Definition. A k-ply neighborhood system in d dimensions is a set {D1,...,Dn} of closed disks in d-dimensional real space R^d, such that no point in R^d is strictly interior to more than k disks.

Definition. An (alpha,k) overlap graph is a graph defined in terms of a constant alpha >= 1, and a k-ply neighborhood system {D1,...,Dn}. There is a node for each disk Di. There is an edge (i,j) if expanding the radius of the smaller of Di and Dj by a factor alpha causes the two disks to overlap. For example, an n-by-n mesh is a (1,1) overlap graph, as shown below. The same is true for any d-dimensional grid. One can show any planar graph is an (alpha,k) overlap graph.

One can prove the following generalization of the Lipton-Tarjan theorem:

Theorem. (Miller, Teng, Thurston, Vavasis). Let G=(N,E) be an (alpha,k) overlap graph in d dimensions with n nodes. Then there is a vertex separator Ns, so that N = N1 U Ns U N2, and

N1 and N2 each has at most (d+1)/(d+2)*n nodes, and
Ns has at most O(alpha * k^(1/d) * n^((d-1)/d) ) nodes.
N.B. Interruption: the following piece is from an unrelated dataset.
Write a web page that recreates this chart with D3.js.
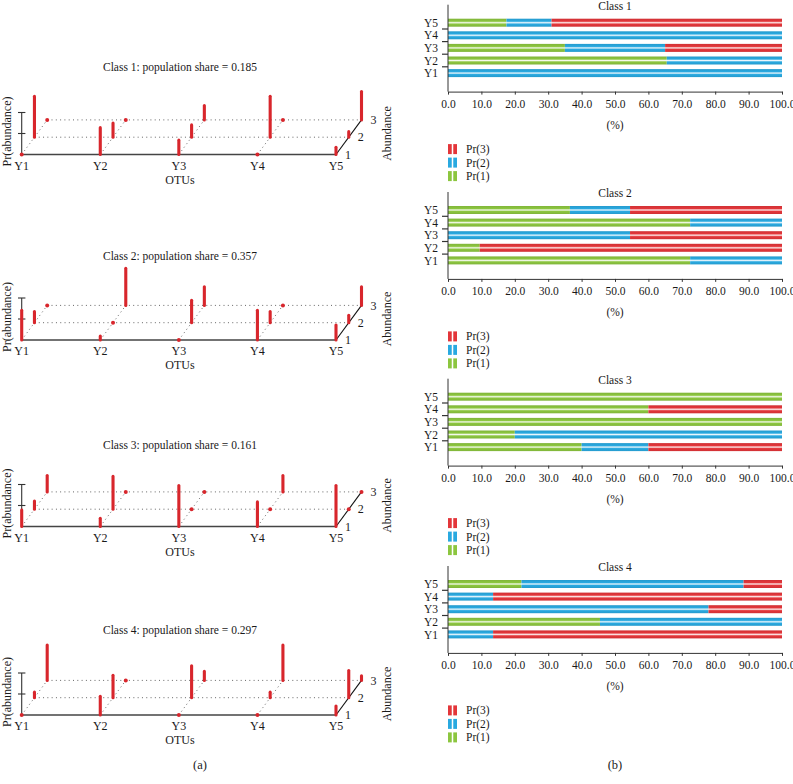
<!DOCTYPE html>
<html>
<head>
<meta charset="utf-8">
<script src="https://d3js.org/d3.v7.min.js"></script>
<style>
 body { margin: 0; background: #fff; }
 text { font-family: "Liberation Serif", "DejaVu Serif", serif; fill: #1a1a1a; }
</style>
</head>
<body>
<svg width="793" height="784"></svg>
<script>
// data
var otus = ["Y1", "Y2", "Y3", "Y4", "Y5"];
var classes = ["Class 1", "Class 2", "Class 3", "Class 4"];
var shares = ["0.185", "0.357", "0.161", "0.297"];
var levels = [1, 2, 3];
var prKeys = ["pr1", "pr2", "pr3"];
var prLabels = ["Pr(1)", "Pr(2)", "Pr(3)"];
// percentages per class, in order Y1..Y5
var pr1 = [[0, 65.5, 35, 0, 17.5], [72.5, 9.5, 0, 72.5, 36.5], [40, 20, 100, 60, 100], [0, 45.5, 0, 0, 22]];
var pr2 = [[100, 34.5, 30, 100, 13.5], [27.5, 0, 54.5, 27.5, 18], [20, 80, 0, 0, 0], [13.5, 54.5, 78, 13.5, 66.5]];
var pr3 = [[0, 0, 35, 0, 69], [0, 90.5, 45.5, 0, 45.5], [40, 0, 0, 40, 0], [86.5, 0, 22, 86.5, 11.5]];
var pctTicks = [0, 10, 20, 30, 40, 50, 60, 70, 80, 90, 100];

var colors = {pr1: "#8cc63f", pr2: "#29a9e0", pr3: "#e3363a"};
var red = "#d8262c";

var svg = d3.select("svg");
var defs = svg.append("defs");

// striped look of the bars (white line through the middle)
prKeys.forEach(function(k) {
  var c = d3.color(colors[k]);
  var g = defs.append("linearGradient").attr("id", "h-" + k)
    .attr("x1", 0).attr("y1", 0).attr("x2", 0).attr("y2", 1);
  g.append("stop").attr("offset", "0%").attr("stop-color", c.darker(0.25));
  g.append("stop").attr("offset", "32%").attr("stop-color", c);
  g.append("stop").attr("offset", "50%").attr("stop-color", d3.interpolateRgb(c, "#fff")(0.9));
  g.append("stop").attr("offset", "68%").attr("stop-color", c);
  g.append("stop").attr("offset", "100%").attr("stop-color", c.darker(0.25));
  var v = defs.append("linearGradient").attr("id", "v-" + k)
    .attr("x1", 0).attr("y1", 0).attr("x2", 1).attr("y2", 0);
  v.append("stop").attr("offset", "0%").attr("stop-color", c);
  v.append("stop").attr("offset", "35%").attr("stop-color", c);
  v.append("stop").attr("offset", "50%").attr("stop-color", "#fff");
  v.append("stop").attr("offset", "65%").attr("stop-color", c);
  v.append("stop").attr("offset", "100%").attr("stop-color", c);
});

function rows(ci) {
  return otus.map(function(o, i) {
    return {otu: o, pr1: pr1[ci][i], pr2: pr2[ci][i], pr3: pr3[ci][i]};
  });
}

// ---------------- (a) left: pseudo 3D stick plots ----------------
var leftBase = [154.5, 340, 526.5, 715];
var leftTitle = [66.5, 256, 445, 630];

var xL = d3.scalePoint().domain(otus).range([21.7, 336]);
var dX = d3.scaleLinear().domain([1, 3]).range([0, 25.5]);
var dY = d3.scaleLinear().domain([1, 3]).range([0, -34.6]);
var hL = d3.scaleLinear().domain([0, 100]).range([0, 41]);

classes.forEach(function(cls, ci) {
  var base = leftBase[ci];
  var g = svg.append("g");
  var data = rows(ci);

  g.append("text").attr("x", 180).attr("y", leftTitle[ci]).attr("dy", "0.35em")
    .attr("text-anchor", "middle").style("font-size", "11.5px")
    .text(cls + ": population share = " + shares[ci]);

  // horizontal dotted guides at abundance 2 and 3
  [2, 3].forEach(function(l) {
    g.append("line")
      .attr("x1", xL("Y1") + dX(l)).attr("x2", xL("Y5") + dX(l))
      .attr("y1", base + dY(l)).attr("y2", base + dY(l))
      .attr("stroke", "#666").attr("stroke-width", 1).attr("stroke-dasharray", "1,3.3");
  });
  // diagonal dotted guides
  otus.slice(0, 4).forEach(function(o) {
    g.append("line")
      .attr("x1", xL(o)).attr("y1", base)
      .attr("x2", xL(o) + dX(3)).attr("y2", base + dY(3))
      .attr("stroke", "#666").attr("stroke-width", 1).attr("stroke-dasharray", "1,3.3");
  });
  // solid depth axis at Y5
  g.append("line")
    .attr("x1", xL("Y5")).attr("y1", base)
    .attr("x2", xL("Y5") + dX(3)).attr("y2", base + dY(3))
    .attr("stroke", "#111").attr("stroke-width", 1.1);
  // base line
  g.append("line")
    .attr("x1", xL("Y1")).attr("x2", xL("Y5")).attr("y1", base).attr("y2", base)
    .attr("stroke", "#444").attr("stroke-width", 1.4);

  // Pr(abundance) axis
  var yP = d3.scaleLinear().domain([0, 1]).range([base, base - 42]);
  g.append("line").attr("x1", xL("Y1")).attr("x2", xL("Y1"))
    .attr("y1", yP(0)).attr("y2", yP(1)).attr("stroke", "#333").attr("stroke-width", 1.1);
  g.selectAll(".ptick").data([0.5, 1]).enter().append("line")
    .attr("x1", xL("Y1") - 3.7).attr("x2", xL("Y1") + 3.7)
    .attr("y1", function(d) { return yP(d); }).attr("y2", function(d) { return yP(d); })
    .attr("stroke", "#333").attr("stroke-width", 1.1);

  // level labels
  levels.forEach(function(l) {
    g.append("text").attr("x", xL("Y5") + dX(l) + 9).attr("y", base + dY(l)).attr("dy", "0.35em")
      .style("font-size", "12px").text(l);
  });

  // sticks
  data.forEach(function(d) {
    levels.forEach(function(l, li) {
      var v = d[prKeys[li]];
      var x0 = xL(d.otu) + dX(l), y0 = base + dY(l);
      if (v > 0) {
        g.append("line").attr("x1", x0).attr("x2", x0)
          .attr("y1", y0).attr("y2", y0 - hL(v))
          .attr("stroke", red).attr("stroke-width", 3.1).attr("stroke-linecap", "round");
      } else {
        g.append("circle").attr("cx", x0).attr("cy", y0).attr("r", 2).attr("fill", red);
      }
    });
  });

  // category labels
  g.selectAll(".otu").data(otus).enter().append("text")
    .attr("x", function(d) { return xL(d); }).attr("y", base + 11).attr("dy", "0.35em")
    .attr("text-anchor", "middle").style("font-size", "12px").text(function(d) { return d; });
  g.append("text").attr("x", 180).attr("y", base + 25).attr("dy", "0.35em")
    .attr("text-anchor", "middle").style("font-size", "12px").text("OTUs");
  g.append("text").attr("transform", "translate(7," + (base - 23) + ") rotate(-90)")
    .attr("dy", "0.35em").attr("text-anchor", "middle").style("font-size", "12px").text("Pr(abundance)");
  g.append("text").attr("transform", "translate(387," + (base - 21) + ") rotate(-90)")
    .attr("dy", "0.35em").attr("text-anchor", "middle").style("font-size", "12px").text("Abundance");
});

svg.append("text").attr("x", 200).attr("y", 765).attr("dy", "0.35em")
  .attr("text-anchor", "middle").style("font-size", "12.5px").text("(a)");

// ---------------- (b) right: stacked horizontal bars ----------------
var topY5 = [22.7, 210, 396.7, 584];
var step = 12.6;
var x = d3.scaleLinear().domain([0, 100]).range([448, 782]);
var stack = d3.stack().keys(prKeys);

classes.forEach(function(cls, ci) {
  var g = svg.append("g");
  var yTop = topY5[ci];
  var y = d3.scalePoint().domain(otus).range([yTop + 4 * step, yTop]);
  var bottom = y("Y1") + 18.5;
  var top = yTop - 18;
  var series = stack(rows(ci));

  g.append("text").attr("x", 615).attr("y", yTop - 17).attr("dy", "0.35em")
    .attr("text-anchor", "middle").style("font-size", "11.5px").text(cls);

  g.selectAll(".s").data(series).enter().append("g")
    .attr("fill", function(s) { return "url(#h-" + s.key + ")"; })
    .selectAll("rect").data(function(s) { return s; }).enter().append("rect")
    .attr("x", function(d) { return x(d[0]); })
    .attr("width", function(d) { return x(d[1]) - x(d[0]); })
    .attr("y", function(d) { return y(d.data.otu) - 4; })
    .attr("height", 8);

  // x axis
  var ax = g.append("g").attr("transform", "translate(0," + bottom + ")")
    .call(d3.axisBottom(x).tickValues(pctTicks).tickFormat(d3.format(".1f")).tickSize(3).tickPadding(5).tickSizeOuter(0));
  ax.selectAll("text").style("font-size", "11.5px").style("font-family", "Liberation Serif, serif").attr("fill", "#1a1a1a");
  ax.selectAll("line, path").attr("stroke", "#333");

  // y axis: labels at bars, ticks between bars
  var ay = g.append("g").attr("transform", "translate(448,0)")
    .call(d3.axisLeft(y).tickSize(0).tickPadding(10));
  ay.select(".domain").remove();
  ay.selectAll("text").style("font-size", "11.5px").style("font-family", "Liberation Serif, serif").attr("fill", "#1a1a1a");
  g.append("line").attr("x1", 448).attr("x2", 448).attr("y1", top).attr("y2", bottom)
    .attr("stroke", "#333").attr("stroke-width", 1);
  g.selectAll(".mt").data(otus.slice(1)).enter().append("line")
    .attr("x1", 442).attr("x2", 448)
    .attr("y1", function(d, i) { return (y(d) + y(otus[i])) / 2; })
    .attr("y2", function(d, i) { return (y(d) + y(otus[i])) / 2; })
    .attr("stroke", "#333").attr("stroke-width", 1.2);

  g.append("text").attr("x", 615).attr("y", bottom + 33).attr("dy", "0.35em")
    .attr("text-anchor", "middle").style("font-size", "11.5px").text("(%)");

  // legend
  var lg = g.selectAll(".lg").data(prKeys.slice().reverse()).enter().append("g")
    .attr("transform", function(d, i) { return "translate(448," + (y("Y1") + 76 + i * 13.5) + ")"; });
  lg.append("rect").attr("x", 0).attr("y", -5).attr("width", 9).attr("height", 10)
    .attr("fill", function(d) { return "url(#v-" + d + ")"; });
  lg.append("text").attr("x", 18).attr("dy", "0.35em").style("font-size", "11.5px")
    .text(function(d) { return prLabels[prKeys.indexOf(d)]; });
});

svg.append("text").attr("x", 615).attr("y", 765).attr("dy", "0.35em")
  .attr("text-anchor", "middle").style("font-size", "12.5px").text("(b)");
</script>
</body>
</html>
When d=2, the bounds on the sizes of N1, N2 and Ns are just those given by Lipton and Tarjan.

The separator is constructed by choosing a sphere in d-dimensional space, using the edges it cuts as an edge separator, and extracting the corresponding vertex separator. There is a randomized algorithm for choosing the sphere from a particular probability distribution such that it satisfies the conditions of the theorem with high probability.

To describe the algorithm, we need to explain stereographic projection, which is a way of mapping points in a d-dimensional space to the unit sphere centered at the origin in (d+1) dimensional space. When d=2, this is done by drawing a line from the point p to the north pole of the sphere; the point p' where the line and sphere intersect is the stereographic projection of p. The same idea applies to higher dimensions.

Here is the algorithm. Matlab software implementing it is available via anonymous ftp from ftp.parc.xerox.com at /pub/gilbert/meshpart.uu.

Project up. Stereographically project the nodes of the graph in d-dimensions to the unit sphere in d+1 dimensions.
Find the centerpoint of the projected points. The centerpoint has the property that every hyperplane through the centerpoint divides the points into two approximately even subsets (in the ratio d:1 or better). A centerpoint can be found by linear programming, but cheaper heurstics exist. See the paper by Miller, Gilbert and Teng for details.
Conformally map the points on the sphere. This is done in two steps. First, rotate the projected points around the origin, including the centerpoint, so that the centerpoint has coordinates (0,...,0,r), for some r. Second, dilate the points. This is done by reversing the stereographic projection (projecting the rotated points on the sphere back to the plane), multiplying their coordinates in the plane by sqrt((1-r)*(1+r)), and sterographically projecting back to the sphere. One can show that the new centerpoint of the conformally mapped points lies at the origin of the sphere.
Pick a random d-dimensional plane though the centerpoint (origin of the sphere). The intersectio of this plane and the sphere is a circle. This circle is the sterographic image of another circle C in d-dimensional space.
Convert the circle C to a vertex separator. A node i belongs to Ns if its disk Di, with radius magnified by alpha, intersects C.

Miller et al show that the average separator formed by choosing a random circle this way satisfies the conditions of the theorem, so if one chooses a few random circles, with high probability this one of the them will form a good separator.